Computer Science Team, Taking Top Place, Advances to Nationalsabook@virginia.edu
University of Virginia computer science students are well known for their two consecutive national championship titles for countering cyber attacks. Now they are putting the University on the map for another important dimension of cybersecurity: preventing attackers from getting access to critical systems in the first place.
UVA Engineering’s student team prevailed over nine other teams to win the Northeast Regional for the Inter-Collegiate Penetration Testing Competition, held at Pennsylvania State University Oct. 11-13. UVA advances to next month’s national event in Rochester, NY.
Teams competed on skills on the offensive, rather than defensive, side of cybersecurity. From Virginia, only UVA and Virginia Commonwealth University participated. VCU came in third. UVA’s team, which competed for the first time, was led by team captains Maggie Gates, a first-year graduate student, and Jake Smith, a fourth-year student.
UVA’s team successfully conducted a security assessment for a fictional bank, testing all information technology systems — including company website, e-commerce portals, partner institutions, and employee social networks — for security vulnerabilities. The team also provided the bank owners with a summary of findings and recommended security enhancements.
Gates attributes UVA’s win to the dedication and hard work of the entire team, each of whom spent a lot of time in and out of practice learning and working on their skills. “Throughout the competition we maintained our focus, dedication and camaraderie. There is no doubt that our commitment to the competition as well as to each other was a huge factor in our success,” she said.
Besides Gates and Smith, competing for the team were fourth-year student Michael Benos; third-year students Calvin Krist, Daniel Chen and William Tonks; second-year student Jack McDowell; and first-year student Paul Vann. Jack Davidson, professor of computer science, advised the team.
The competition was divided into two components over two days. First, the team spent a full day conducting a cybersecurity assessment to detect the company’s networks were vulnerable to attack. One vulnerability the team located was personally identifiable information that included fictitious Social Security numbers exposed in a plain-text database. The team then worked through the night to produce a 50-page penetration testing report, which was a summary of detected vulnerabilities and recommendations on the best ways to put remedial security measures in place.

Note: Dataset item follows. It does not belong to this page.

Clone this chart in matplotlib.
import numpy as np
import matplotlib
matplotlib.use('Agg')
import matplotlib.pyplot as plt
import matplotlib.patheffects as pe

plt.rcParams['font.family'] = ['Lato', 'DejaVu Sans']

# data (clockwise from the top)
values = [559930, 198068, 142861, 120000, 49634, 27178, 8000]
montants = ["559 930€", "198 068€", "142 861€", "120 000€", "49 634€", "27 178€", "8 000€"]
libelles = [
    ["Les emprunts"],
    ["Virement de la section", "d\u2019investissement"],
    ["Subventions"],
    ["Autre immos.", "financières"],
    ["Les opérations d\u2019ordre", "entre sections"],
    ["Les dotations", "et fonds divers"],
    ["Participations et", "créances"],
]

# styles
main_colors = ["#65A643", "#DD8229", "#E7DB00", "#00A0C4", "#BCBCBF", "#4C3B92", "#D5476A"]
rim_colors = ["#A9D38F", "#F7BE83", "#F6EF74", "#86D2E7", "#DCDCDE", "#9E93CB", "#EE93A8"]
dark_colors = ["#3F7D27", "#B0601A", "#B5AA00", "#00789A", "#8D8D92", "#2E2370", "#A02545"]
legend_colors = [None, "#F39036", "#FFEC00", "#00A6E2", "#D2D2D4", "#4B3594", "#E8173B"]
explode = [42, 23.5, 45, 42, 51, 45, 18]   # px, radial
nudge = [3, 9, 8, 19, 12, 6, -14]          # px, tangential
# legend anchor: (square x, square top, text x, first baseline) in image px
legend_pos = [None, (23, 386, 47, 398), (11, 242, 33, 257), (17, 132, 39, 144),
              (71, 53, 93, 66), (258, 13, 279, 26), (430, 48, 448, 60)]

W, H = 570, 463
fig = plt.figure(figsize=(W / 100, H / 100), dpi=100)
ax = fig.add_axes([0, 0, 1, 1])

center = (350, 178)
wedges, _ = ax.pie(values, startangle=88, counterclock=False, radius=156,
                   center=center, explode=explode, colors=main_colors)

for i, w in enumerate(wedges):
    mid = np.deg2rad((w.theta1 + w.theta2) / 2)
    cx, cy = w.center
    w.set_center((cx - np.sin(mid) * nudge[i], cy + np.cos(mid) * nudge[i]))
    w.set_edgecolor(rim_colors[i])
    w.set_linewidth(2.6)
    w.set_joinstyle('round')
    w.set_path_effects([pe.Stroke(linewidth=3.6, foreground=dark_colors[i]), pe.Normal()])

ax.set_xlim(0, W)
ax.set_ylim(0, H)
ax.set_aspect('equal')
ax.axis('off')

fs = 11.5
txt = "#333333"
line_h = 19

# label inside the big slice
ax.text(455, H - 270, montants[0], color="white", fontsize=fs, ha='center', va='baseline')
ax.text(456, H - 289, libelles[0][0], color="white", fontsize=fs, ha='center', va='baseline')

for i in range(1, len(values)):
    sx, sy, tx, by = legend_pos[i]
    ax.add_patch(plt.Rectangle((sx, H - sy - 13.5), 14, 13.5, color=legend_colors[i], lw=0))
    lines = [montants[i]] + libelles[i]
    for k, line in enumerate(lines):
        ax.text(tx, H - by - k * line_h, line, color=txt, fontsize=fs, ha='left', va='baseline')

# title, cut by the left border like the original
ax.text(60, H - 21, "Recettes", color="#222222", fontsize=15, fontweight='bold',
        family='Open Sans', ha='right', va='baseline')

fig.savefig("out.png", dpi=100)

“The team's communication and professional skills helped us stand out,” said Gates. “Our ability to spend nine hours in a room deep in the technical weeds and then spend another eight hours producing a well-written and formatted report is a challenging context switch, but it is one we have been prepared for by our education at UVA.”
UVA won the National Collegiate Cyber Defense Competition in 2018 and earlier in 2019, and this Collegiate Penetration Testing Competition victory points to UVA Engineering’s strengths on the other side of the cybersecurity equation - offense. “Having a lot of experience in cyber defense was a great advantage to us in the competition,” said Smith, who was also a member of the national championship team. “Experience in cyber defense makes it easier to understand how bad actors could try to exploit a system.”

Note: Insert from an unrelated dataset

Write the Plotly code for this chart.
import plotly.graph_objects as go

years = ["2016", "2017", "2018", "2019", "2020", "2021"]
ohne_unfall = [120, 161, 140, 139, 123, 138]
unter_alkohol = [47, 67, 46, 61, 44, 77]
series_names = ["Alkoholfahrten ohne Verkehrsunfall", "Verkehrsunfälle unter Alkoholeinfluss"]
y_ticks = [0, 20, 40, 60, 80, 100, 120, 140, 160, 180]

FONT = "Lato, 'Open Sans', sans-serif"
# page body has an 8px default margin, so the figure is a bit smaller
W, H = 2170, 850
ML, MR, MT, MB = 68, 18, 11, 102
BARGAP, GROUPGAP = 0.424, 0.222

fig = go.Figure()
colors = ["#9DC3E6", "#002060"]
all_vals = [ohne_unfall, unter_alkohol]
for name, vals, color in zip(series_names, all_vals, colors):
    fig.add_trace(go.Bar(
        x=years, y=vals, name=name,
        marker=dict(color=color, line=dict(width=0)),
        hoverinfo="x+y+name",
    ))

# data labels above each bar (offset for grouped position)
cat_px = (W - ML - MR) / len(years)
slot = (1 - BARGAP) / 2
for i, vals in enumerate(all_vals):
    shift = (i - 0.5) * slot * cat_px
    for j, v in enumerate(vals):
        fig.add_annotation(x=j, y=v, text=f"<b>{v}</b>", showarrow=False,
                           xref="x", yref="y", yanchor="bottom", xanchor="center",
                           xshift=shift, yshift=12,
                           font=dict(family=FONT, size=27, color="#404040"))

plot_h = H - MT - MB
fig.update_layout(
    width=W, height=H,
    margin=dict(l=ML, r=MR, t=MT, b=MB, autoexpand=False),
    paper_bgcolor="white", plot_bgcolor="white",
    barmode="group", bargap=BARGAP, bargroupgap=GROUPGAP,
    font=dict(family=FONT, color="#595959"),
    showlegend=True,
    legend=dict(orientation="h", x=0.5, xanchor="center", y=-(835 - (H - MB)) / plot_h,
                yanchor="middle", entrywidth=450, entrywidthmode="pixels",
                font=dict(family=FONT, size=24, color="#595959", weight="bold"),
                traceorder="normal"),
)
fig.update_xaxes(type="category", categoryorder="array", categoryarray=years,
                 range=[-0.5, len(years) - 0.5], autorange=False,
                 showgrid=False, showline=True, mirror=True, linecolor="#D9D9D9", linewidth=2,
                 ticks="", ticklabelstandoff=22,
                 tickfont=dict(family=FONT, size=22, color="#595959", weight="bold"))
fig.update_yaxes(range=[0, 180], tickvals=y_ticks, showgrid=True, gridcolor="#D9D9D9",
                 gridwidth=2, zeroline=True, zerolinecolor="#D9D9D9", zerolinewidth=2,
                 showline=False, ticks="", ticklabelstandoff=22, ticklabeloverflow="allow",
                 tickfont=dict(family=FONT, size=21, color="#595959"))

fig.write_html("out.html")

Smith, like Gates, also feels his team’s communications skills were a competitive edge. “A big part of this competition is based on how the findings and resulting recommendations are communicated.”
Gates and Smith said they are grateful to Davidson, their faculty advisor and coach, for his support and advice in getting ready for this competition. Both also thanked UVA Engineering’s Computer Science Department for providing the necessary support that allowed them to not only compete for the first time, but to win.
The goal of the competition was to create a real-world scenario for the students to practice their cybersecurity and penetration-testing skills. Cyber offense competitions like this one directly test a team’s understanding of how things work, knowledge of why systems function the way they do, and their skill in assessing the overall security of a network. The competition is a way to “test and assess a contestant’s proficiency in the field of computing and cyber security,” according to the competition’s website.
“Teams are judged not only on their technical skills, but also their ability to effectively communicate their findings to company executives. I was extremely impressed with the professionalism of our team and their teamwork in producing an outstanding report in such a short time,” said Davidson, who is also director of the Computer Science Cybersecurity Program and co-director of the UVA Cyber Innovation & Society Initiative. “We are very proud of these future cybersecurity leaders and wish them the best of luck in the upcoming national competition.”